Exercise prompt.
Present the data once more in exactly its original form.

**** Data

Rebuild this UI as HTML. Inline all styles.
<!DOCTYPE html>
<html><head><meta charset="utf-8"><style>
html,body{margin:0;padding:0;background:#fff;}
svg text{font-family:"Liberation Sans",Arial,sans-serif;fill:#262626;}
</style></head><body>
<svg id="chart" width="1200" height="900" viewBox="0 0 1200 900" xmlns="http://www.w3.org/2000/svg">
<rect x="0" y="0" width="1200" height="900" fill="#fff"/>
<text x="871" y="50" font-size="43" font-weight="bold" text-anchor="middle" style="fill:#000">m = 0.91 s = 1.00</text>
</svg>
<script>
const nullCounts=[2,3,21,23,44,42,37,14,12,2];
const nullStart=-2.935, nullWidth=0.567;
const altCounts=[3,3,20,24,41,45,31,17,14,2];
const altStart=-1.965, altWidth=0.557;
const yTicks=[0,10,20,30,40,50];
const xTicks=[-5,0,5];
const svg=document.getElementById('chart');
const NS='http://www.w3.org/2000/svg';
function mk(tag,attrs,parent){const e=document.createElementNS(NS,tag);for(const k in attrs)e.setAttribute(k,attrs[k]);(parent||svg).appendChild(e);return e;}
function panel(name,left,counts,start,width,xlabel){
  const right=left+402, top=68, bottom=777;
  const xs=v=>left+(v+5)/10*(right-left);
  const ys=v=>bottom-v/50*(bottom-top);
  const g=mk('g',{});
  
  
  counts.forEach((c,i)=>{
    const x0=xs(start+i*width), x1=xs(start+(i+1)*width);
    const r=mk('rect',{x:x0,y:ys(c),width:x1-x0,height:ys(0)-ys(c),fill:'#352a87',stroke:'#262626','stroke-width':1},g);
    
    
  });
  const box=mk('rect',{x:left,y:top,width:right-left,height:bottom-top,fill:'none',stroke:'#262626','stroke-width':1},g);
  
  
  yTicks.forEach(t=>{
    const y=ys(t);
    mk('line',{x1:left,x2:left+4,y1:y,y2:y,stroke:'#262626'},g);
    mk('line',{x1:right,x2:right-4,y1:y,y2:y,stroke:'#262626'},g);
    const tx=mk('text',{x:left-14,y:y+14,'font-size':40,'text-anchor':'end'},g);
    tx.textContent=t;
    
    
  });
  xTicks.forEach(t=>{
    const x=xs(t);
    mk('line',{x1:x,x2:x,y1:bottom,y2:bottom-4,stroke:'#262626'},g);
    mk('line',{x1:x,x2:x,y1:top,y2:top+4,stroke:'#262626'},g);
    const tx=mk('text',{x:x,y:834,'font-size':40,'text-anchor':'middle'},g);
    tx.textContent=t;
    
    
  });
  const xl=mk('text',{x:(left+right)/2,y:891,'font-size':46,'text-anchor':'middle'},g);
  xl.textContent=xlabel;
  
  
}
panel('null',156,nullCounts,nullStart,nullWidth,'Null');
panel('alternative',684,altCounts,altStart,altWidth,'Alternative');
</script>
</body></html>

********

The result.
Rebuild this UI as HTML. Inline all styles.
<!DOCTYPE html>
<html><head><meta charset="utf-8"><style>
html,body{margin:0;padding:0;background:#fff;}
svg text{font-family:"Liberation Sans",Arial,sans-serif;fill:#262626;}
</style></head><body>
<svg id="chart" width="1200" height="900" viewBox="0 0 1200 900" xmlns="http://www.w3.org/2000/svg">
<rect x="0" y="0" width="1200" height="900" fill="#fff"/>
<text x="871" y="50" font-size="43" font-weight="bold" text-anchor="middle" style="fill:#000">m = 0.91 s = 1.00</text>
</svg>
<script>
const nullCounts=[2,3,21,23,44,42,37,14,12,2];
const nullStart=-2.935, nullWidth=0.567;
const altCounts=[3,3,20,24,41,45,31,17,14,2];
const altStart=-1.965, altWidth=0.557;
const yTicks=[0,10,20,30,40,50];
const xTicks=[-5,0,5];
const svg=document.getElementById('chart');
const NS='http://www.w3.org/2000/svg';
function mk(tag,attrs,parent){const e=document.createElementNS(NS,tag);for(const k in attrs)e.setAttribute(k,attrs[k]);(parent||svg).appendChild(e);return e;}
function panel(name,left,counts,start,width,xlabel){
  const right=left+402, top=68, bottom=777;
  const xs=v=>left+(v+5)/10*(right-left);
  const ys=v=>bottom-v/50*(bottom-top);
  const g=mk('g',{});
  
  
  counts.forEach((c,i)=>{
    const x0=xs(start+i*width), x1=xs(start+(i+1)*width);
    const r=mk('rect',{x:x0,y:ys(c),width:x1-x0,height:ys(0)-ys(c),fill:'#352a87',stroke:'#262626','stroke-width':1},g);
    
    
  });
  const box=mk('rect',{x:left,y:top,width:right-left,height:bottom-top,fill:'none',stroke:'#262626','stroke-width':1},g);
  
  
  yTicks.forEach(t=>{
    const y=ys(t);
    mk('line',{x1:left,x2:left+4,y1:y,y2:y,stroke:'#262626'},g);
    mk('line',{x1:right,x2:right-4,y1:y,y2:y,stroke:'#262626'},g);
    const tx=mk('text',{x:left-14,y:y+14,'font-size':40,'text-anchor':'end'},g);
    tx.textContent=t;
    
    
  });
  xTicks.forEach(t=>{
    const x=xs(t);
    mk('line',{x1:x,x2:x,y1:bottom,y2:bottom-4,stroke:'#262626'},g);
    mk('line',{x1:x,x2:x,y1:top,y2:top+4,stroke:'#262626'},g);
    const tx=mk('text',{x:x,y:834,'font-size':40,'text-anchor':'middle'},g);
    tx.textContent=t;
    
    
  });
  const xl=mk('text',{x:(left+right)/2,y:891,'font-size':46,'text-anchor':'middle'},g);
  xl.textContent=xlabel;
  
  
}
panel('null',156,nullCounts,nullStart,nullWidth,'Null');
panel('alternative',684,altCounts,altStart,altWidth,'Alternative');
</script>
</body></html>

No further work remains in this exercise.